Es cierto que a Clinton le ha sacado los colores el Congreso, pero no lo es menos que las víctimas finales del tinglado son los propios perseguidores. En una guerra dominada por el partidismo más exacerbado, los republicanos salen del choque debilitados y sin rumbo. Su intolerancia compromete sus posibilidades electorales para el año próximo. También la figura del fiscal especial, creada en respuesta al Watergate y encarnada por el iluminado Kenneth Starr (cuatro años y medio de cruzada, 50 millones de dólares de dinero público), ha quedado desacreditada. El Congreso deberá cambiar el espíritu y los poderes de un cargo que ha recordado demasiado a Torquemada.
Hay otra moraleja evidente. Y decisiva. La mayoría de los estadounidenses, como reflejan los sondeos, creen que Clinton cometió perjurio y obstruyó a la justicia. Pero, a pesar de ello, quieren que continúe al frente del país; se han apiñado detrás del hombre innecesariamente acorralado.
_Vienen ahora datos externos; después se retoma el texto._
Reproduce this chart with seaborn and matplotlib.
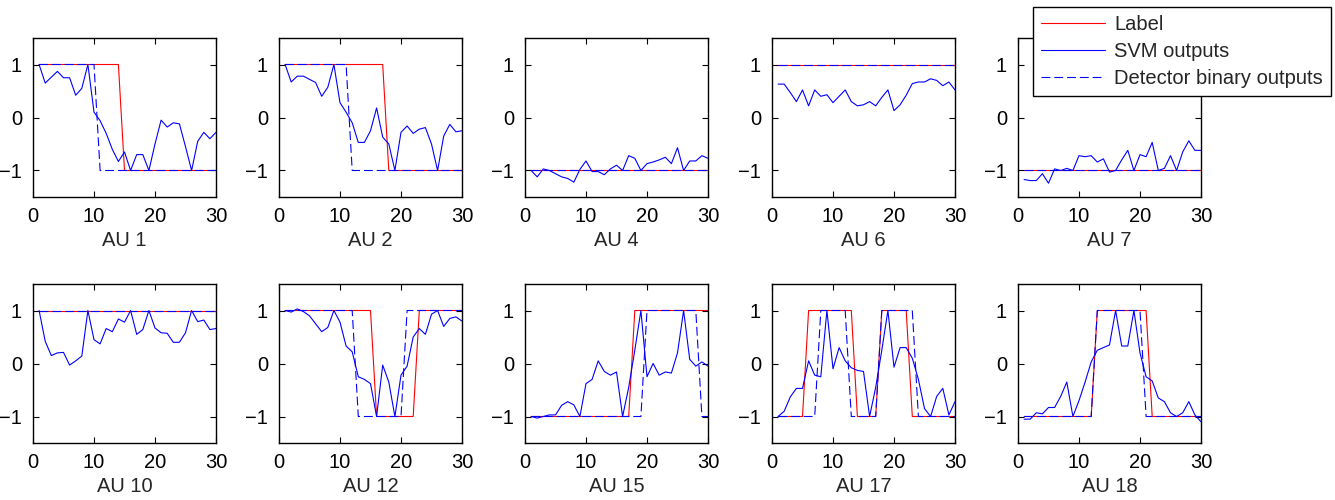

En noviembre trasladaron a las urnas este sentimiento, cuando, contra todo pronóstico, fortalecieron en el Congreso a los demócratas. Tienen otra buena razón: sus bolsillos están llenos como nunca. La economía de EE UU vive una bonanza desconocida en 40 años. Desde que estalló el escándalo, desempleo e inflación han seguido cayendo, mientras el crecimiento se situaba en su nivel más alto en una década. El senador demócrata Robert Byrd ha resumido para la historia este prosaico argumento: «La gente piensa en el bolsillo cuando responde a las encuestas; ningún presidente puede ser destituido en estas circunstancias».